TASK DETAILS: In the listing that follows, retype every line from the first through the one containing "ax = fig.add_axes([132". Pictures are to be left out.

----------------

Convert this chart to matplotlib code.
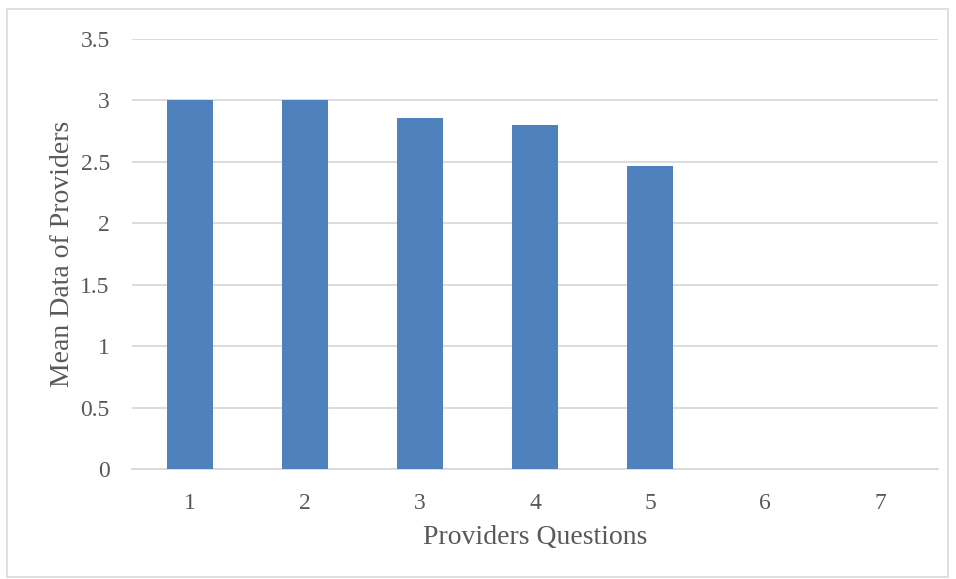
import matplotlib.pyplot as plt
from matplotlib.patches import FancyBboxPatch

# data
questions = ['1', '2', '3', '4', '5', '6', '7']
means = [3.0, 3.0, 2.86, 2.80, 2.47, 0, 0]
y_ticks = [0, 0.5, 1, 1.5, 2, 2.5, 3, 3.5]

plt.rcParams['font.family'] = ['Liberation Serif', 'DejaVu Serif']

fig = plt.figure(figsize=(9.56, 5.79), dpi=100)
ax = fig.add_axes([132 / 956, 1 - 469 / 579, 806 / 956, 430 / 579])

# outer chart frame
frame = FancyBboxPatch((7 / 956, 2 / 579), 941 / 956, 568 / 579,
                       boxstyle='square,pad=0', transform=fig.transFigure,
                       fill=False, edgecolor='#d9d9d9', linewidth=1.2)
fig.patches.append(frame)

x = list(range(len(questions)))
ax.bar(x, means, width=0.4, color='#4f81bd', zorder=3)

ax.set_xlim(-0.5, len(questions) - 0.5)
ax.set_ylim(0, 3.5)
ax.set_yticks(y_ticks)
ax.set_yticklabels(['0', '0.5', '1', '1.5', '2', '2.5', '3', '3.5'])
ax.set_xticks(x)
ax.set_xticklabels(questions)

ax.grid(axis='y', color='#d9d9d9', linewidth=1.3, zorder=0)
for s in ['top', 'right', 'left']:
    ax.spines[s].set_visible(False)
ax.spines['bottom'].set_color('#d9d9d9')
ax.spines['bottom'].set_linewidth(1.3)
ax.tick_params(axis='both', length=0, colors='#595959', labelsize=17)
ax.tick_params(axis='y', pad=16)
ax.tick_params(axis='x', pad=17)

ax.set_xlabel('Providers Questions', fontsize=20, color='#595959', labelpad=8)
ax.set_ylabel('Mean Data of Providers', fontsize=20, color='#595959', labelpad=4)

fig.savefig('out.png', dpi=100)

----------------

TASK OUTPUT:
Convert this chart to matplotlib code.
import matplotlib.pyplot as plt
from matplotlib.patches import FancyBboxPatch

# data
questions = ['1', '2', '3', '4', '5', '6', '7']
means = [3.0, 3.0, 2.86, 2.80, 2.47, 0, 0]
y_ticks = [0, 0.5, 1, 1.5, 2, 2.5, 3, 3.5]

plt.rcParams['font.family'] = ['Liberation Serif', 'DejaVu Serif']

fig = plt.figure(figsize=(9.56, 5.79), dpi=100)
ax = fig.add_axes([132 / 956, 1 - 469 / 579, 806 / 956, 430 / 579])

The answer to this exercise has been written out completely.